Monster Magnet’s Dave Wyndorf says “clever Weezer-type music” caused him to rock out on Powertrip

ORIGINALLY PUBLISHED ON NOV. 12, 1998

By Steve Newton

Dave Wyndorf likes the company of Zombies. As the songwriter-vocalist-guitarist for New Jersey hard-rockers Monster Magnet, he spent many nights on tour with White Zombie; now that that group has split up, he’s spending many nights on tour with Rob Zombie. But a Zombie’s a Zombie, right?

“It’s pretty much the same deal,” relates Wyndorf from a Wisconsin tour stop, “except there’s less people to hang out with after the show. You know, I used to hang out with Sean [former White Zombie bassist Sean Yseault] a lot; she was a good friend of mine. But the Rob Zombie show’s bigger than White Zombie was—it’s like a big production deal—and I don’t really see those guys too much.

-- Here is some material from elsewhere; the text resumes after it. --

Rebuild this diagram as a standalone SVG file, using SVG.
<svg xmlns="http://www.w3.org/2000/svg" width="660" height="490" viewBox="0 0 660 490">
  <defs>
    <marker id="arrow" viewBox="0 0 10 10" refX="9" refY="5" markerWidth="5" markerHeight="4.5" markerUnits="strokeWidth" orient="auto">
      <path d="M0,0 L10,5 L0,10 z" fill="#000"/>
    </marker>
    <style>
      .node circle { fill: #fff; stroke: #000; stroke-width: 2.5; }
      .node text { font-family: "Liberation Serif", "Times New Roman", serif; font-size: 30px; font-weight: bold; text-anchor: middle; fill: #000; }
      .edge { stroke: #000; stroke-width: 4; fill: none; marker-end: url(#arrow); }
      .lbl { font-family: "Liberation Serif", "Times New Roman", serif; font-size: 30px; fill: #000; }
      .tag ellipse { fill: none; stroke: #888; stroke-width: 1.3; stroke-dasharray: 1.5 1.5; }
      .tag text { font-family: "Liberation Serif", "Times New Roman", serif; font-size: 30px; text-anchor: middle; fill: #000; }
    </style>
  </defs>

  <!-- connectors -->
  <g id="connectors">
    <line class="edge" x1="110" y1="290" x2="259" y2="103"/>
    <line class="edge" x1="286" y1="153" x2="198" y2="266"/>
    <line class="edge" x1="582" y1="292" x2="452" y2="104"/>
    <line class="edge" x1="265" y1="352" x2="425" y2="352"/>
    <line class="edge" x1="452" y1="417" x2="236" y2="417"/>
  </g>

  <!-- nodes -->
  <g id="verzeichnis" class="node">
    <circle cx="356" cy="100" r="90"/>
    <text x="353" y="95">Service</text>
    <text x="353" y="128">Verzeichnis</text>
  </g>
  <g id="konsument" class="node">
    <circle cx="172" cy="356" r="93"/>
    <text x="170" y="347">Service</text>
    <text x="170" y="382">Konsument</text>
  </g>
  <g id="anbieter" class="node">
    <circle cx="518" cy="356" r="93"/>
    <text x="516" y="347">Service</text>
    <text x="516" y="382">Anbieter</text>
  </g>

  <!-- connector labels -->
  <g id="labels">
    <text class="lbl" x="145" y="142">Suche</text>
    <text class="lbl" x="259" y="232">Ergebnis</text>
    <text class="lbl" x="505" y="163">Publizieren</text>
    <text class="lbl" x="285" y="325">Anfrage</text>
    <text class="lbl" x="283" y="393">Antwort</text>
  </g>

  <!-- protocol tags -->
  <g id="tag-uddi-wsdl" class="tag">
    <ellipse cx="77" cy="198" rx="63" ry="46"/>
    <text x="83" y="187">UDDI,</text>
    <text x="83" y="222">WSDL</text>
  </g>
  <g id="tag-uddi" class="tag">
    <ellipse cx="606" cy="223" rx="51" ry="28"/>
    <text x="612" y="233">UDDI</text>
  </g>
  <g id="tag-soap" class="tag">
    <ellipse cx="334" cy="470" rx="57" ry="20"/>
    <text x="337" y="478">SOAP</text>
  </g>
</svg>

They kind of keep to themselves.”

Wyndorf—whose band opens for Zombie at the PNE Forum on Monday (November 16)—did some withdrawing of his own when it came time to write tunes for Monster Magnet’s current CD, Powertrip. He flew to Las Vegas, booked a room 10 miles outside of town, and forced himself to complete one song every morning before heading out for seedy inspiration amid the neon excesses of Sin City.

As the Gods of Math decreed, Wyndorf’s three-week sojourn in Vegas resulted in 21 songs, most of which leaned toward the raunch-rock of his old Motor City faves, the MC5 and Iggy & the Stooges.

“At the time [of writing Powertrip], the market in the States was for all this clever Weezer-type music,” he relates, “and I was like, ‘This is really not my scene.’ So I just decided to go completely the other way and rock out. We’d made psychedelic records in the past, and this time I wanted to make a real rock ’n’ roll record, right in the face of all that stuff that I was hearing.”

Back in Jersey, Wyndorf hammered out the new tunes with his band, producing the sessions in collaboration with Matt (Porno for Pyros) Hyde. Then his quest for the ideal mixing engineer began. After firing five different ones, Wyndorf finally acquired the talents of Vancouverite Randy Staub, who wound up mixing Powertrip at Bruce Fairbairn’s Armoury Studios near Kits.

“Staub is awesome!” enthuses Wyndorf, who feels that the mixing process is a crucial stage in the creation of a good-sounding record.

“It’s very important for me,” he explains, “because when I produce an album I lay down plenty of tracks, plenty of options for me to go in different directions if I want. So when it comes down to mixing it, if I was gonna do it by myself, I would probably lose my focus.

“What a person like Randy does is use his experience in modifying or enhancing sounds to make the whole thing cohesive and album-ready. So between the two of us—what I want and what Randy can do—we pull it off.”